What needs to be done: Print the lines of the listing below verbatim from its first line through the line bearing "ax.plot(time, est_mea, color=c_est_mea, lw=1.2, alpha=0.85)". Any pictures are to be omitted.

* Start Supplied information *

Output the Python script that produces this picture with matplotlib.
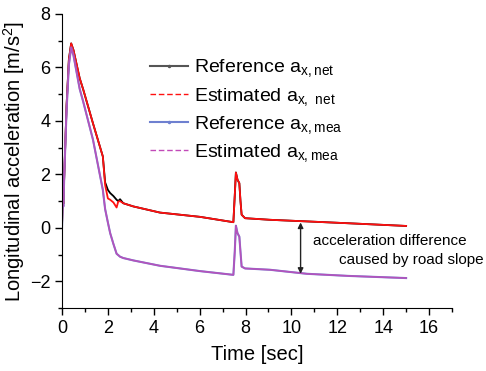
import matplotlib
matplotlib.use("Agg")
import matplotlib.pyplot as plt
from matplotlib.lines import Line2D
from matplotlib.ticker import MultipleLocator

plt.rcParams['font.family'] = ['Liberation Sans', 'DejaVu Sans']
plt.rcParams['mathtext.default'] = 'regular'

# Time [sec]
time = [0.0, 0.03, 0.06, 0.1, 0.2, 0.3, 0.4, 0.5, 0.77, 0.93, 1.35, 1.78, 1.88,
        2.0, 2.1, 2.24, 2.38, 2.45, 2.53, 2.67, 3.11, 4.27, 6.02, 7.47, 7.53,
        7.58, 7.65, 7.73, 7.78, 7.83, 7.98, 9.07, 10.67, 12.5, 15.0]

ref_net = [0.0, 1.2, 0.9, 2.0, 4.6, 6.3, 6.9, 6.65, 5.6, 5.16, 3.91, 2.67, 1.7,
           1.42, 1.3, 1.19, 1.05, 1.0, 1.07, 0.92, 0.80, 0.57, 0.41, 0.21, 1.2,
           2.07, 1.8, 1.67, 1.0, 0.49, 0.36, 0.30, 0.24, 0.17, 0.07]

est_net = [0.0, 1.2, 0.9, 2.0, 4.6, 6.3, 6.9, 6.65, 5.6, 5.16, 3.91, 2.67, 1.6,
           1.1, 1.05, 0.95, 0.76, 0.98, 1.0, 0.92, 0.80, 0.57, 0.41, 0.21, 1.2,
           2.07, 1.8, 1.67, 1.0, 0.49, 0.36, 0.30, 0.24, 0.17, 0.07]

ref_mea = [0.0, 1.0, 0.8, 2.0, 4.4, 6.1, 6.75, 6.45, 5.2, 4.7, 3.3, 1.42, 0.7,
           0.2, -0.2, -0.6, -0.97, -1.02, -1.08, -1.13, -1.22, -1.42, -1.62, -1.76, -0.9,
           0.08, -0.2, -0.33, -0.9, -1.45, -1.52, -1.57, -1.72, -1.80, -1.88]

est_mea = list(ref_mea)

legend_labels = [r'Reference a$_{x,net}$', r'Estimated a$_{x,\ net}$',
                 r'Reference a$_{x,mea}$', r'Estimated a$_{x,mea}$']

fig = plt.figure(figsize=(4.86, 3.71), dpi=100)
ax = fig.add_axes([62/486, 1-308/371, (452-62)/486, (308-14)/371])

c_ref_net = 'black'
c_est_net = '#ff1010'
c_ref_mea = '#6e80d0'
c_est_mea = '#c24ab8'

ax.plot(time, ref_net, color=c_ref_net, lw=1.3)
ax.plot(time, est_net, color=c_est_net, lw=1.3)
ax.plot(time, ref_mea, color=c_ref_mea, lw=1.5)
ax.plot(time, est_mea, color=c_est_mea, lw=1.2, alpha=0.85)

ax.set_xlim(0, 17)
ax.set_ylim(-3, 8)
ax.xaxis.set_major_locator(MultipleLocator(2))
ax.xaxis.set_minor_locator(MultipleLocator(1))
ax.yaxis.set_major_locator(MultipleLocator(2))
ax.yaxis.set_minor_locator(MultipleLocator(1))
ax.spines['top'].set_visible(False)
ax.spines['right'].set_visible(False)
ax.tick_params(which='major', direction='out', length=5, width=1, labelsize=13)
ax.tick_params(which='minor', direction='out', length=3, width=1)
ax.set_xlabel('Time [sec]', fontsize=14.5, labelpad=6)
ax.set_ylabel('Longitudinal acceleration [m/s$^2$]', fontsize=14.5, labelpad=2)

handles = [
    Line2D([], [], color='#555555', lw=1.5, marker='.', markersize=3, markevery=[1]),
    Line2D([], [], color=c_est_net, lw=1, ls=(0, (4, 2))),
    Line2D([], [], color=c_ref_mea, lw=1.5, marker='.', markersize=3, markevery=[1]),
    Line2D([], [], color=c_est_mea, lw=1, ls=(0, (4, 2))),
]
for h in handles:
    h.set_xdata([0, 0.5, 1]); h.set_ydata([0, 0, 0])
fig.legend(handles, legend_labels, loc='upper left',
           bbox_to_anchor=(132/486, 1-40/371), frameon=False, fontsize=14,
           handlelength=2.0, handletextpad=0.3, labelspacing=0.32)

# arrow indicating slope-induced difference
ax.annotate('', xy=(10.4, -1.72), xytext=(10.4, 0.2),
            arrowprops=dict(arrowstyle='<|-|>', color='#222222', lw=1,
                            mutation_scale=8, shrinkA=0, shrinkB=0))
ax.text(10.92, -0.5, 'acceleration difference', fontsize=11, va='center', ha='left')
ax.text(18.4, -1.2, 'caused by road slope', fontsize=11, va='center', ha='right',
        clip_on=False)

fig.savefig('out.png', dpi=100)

* End Supplied information *

Task result:
Output the Python script that produces this picture with matplotlib.
import matplotlib
matplotlib.use("Agg")
import matplotlib.pyplot as plt
from matplotlib.lines import Line2D
from matplotlib.ticker import MultipleLocator

plt.rcParams['font.family'] = ['Liberation Sans', 'DejaVu Sans']
plt.rcParams['mathtext.default'] = 'regular'

# Time [sec]
time = [0.0, 0.03, 0.06, 0.1, 0.2, 0.3, 0.4, 0.5, 0.77, 0.93, 1.35, 1.78, 1.88,
        2.0, 2.1, 2.24, 2.38, 2.45, 2.53, 2.67, 3.11, 4.27, 6.02, 7.47, 7.53,
        7.58, 7.65, 7.73, 7.78, 7.83, 7.98, 9.07, 10.67, 12.5, 15.0]

ref_net = [0.0, 1.2, 0.9, 2.0, 4.6, 6.3, 6.9, 6.65, 5.6, 5.16, 3.91, 2.67, 1.7,
           1.42, 1.3, 1.19, 1.05, 1.0, 1.07, 0.92, 0.80, 0.57, 0.41, 0.21, 1.2,
           2.07, 1.8, 1.67, 1.0, 0.49, 0.36, 0.30, 0.24, 0.17, 0.07]

est_net = [0.0, 1.2, 0.9, 2.0, 4.6, 6.3, 6.9, 6.65, 5.6, 5.16, 3.91, 2.67, 1.6,
           1.1, 1.05, 0.95, 0.76, 0.98, 1.0, 0.92, 0.80, 0.57, 0.41, 0.21, 1.2,
           2.07, 1.8, 1.67, 1.0, 0.49, 0.36, 0.30, 0.24, 0.17, 0.07]

ref_mea = [0.0, 1.0, 0.8, 2.0, 4.4, 6.1, 6.75, 6.45, 5.2, 4.7, 3.3, 1.42, 0.7,
           0.2, -0.2, -0.6, -0.97, -1.02, -1.08, -1.13, -1.22, -1.42, -1.62, -1.76, -0.9,
           0.08, -0.2, -0.33, -0.9, -1.45, -1.52, -1.57, -1.72, -1.80, -1.88]

est_mea = list(ref_mea)

legend_labels = [r'Reference a$_{x,net}$', r'Estimated a$_{x,\ net}$',
                 r'Reference a$_{x,mea}$', r'Estimated a$_{x,mea}$']

fig = plt.figure(figsize=(4.86, 3.71), dpi=100)
ax = fig.add_axes([62/486, 1-308/371, (452-62)/486, (308-14)/371])

c_ref_net = 'black'
c_est_net = '#ff1010'
c_ref_mea = '#6e80d0'
c_est_mea = '#c24ab8'

ax.plot(time, ref_net, color=c_ref_net, lw=1.3)
ax.plot(time, est_net, color=c_est_net, lw=1.3)
ax.plot(time, ref_mea, color=c_ref_mea, lw=1.5)
ax.plot(time, est_mea, color=c_est_mea, lw=1.2, alpha=0.85)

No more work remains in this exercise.